Одно неприятное обстоятельство годами досаждало патрону и приходскому духовенству. Это был их конфликт с beatas, т. е. благочестивыми женщинами, обители Непорочного зачатия. Эта борьба, чей отголосок звучит во множестве документов, была вызвана причинами, которые сегодня могут показаться довольно пустяковыми, но не казались таковыми в ту эпоху. Близость обители, тогда расположенной на улице Эмпаран, всего в нескольких метрах от приходской церкви, порождала конкуренцию в том, что касалось расписания богослужений, священников, служащих мессы, погребений и т. д. Дело дошло до Рима, откуда поступили распоряжения, которые в целом отвечали позиции патрона и духовенства.

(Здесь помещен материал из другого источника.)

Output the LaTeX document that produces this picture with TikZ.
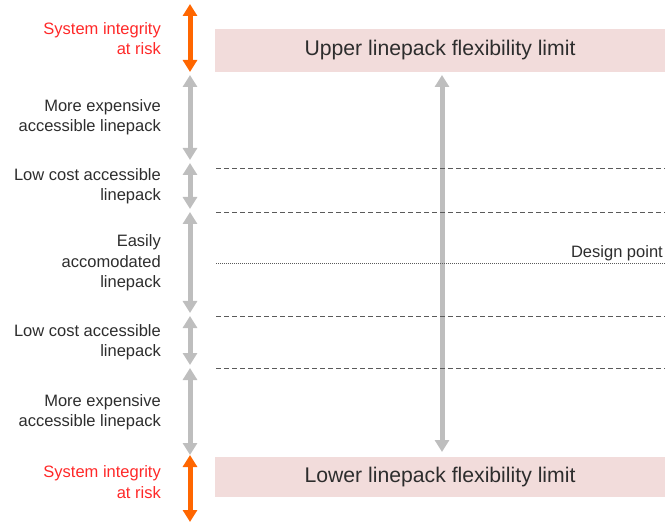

Но проблема так и не решилась, пока в 1535 г. не было подписано соглашение[44]. Первым поставил свою подпись Иньиго, который, несомненно, сыграл главную роль в достижении соглашения между обеими сторонами. Это было одно из тех дел, которые он постарался устроить, когда был в Аспейтии, потому что ему невыносимо было знать, что его брат как-то замешан в конфликте, нарушающем религиозный мир города. Текст соглашения (acordio) содержит очень много познавательной информации о некоторых наиболее характерных аспектах религиозной жизни Аспейтии в шестнадцатом веке. Здесь лишний раз проявилось умение Игнатия вести переговоры.
Что вполне естественно, Игнатий, который не проявлял никакого интереса к земным делам своих родственников и земляков, делал все, что было в его силах, стремясь достичь их духовного блага. Он не раз доказывал это на деле, в особенности во время своего трехмесячного пребывания в Аспейтии в 1535 г. Но даже в Риме он не оставлял этих дел первостепенной важности.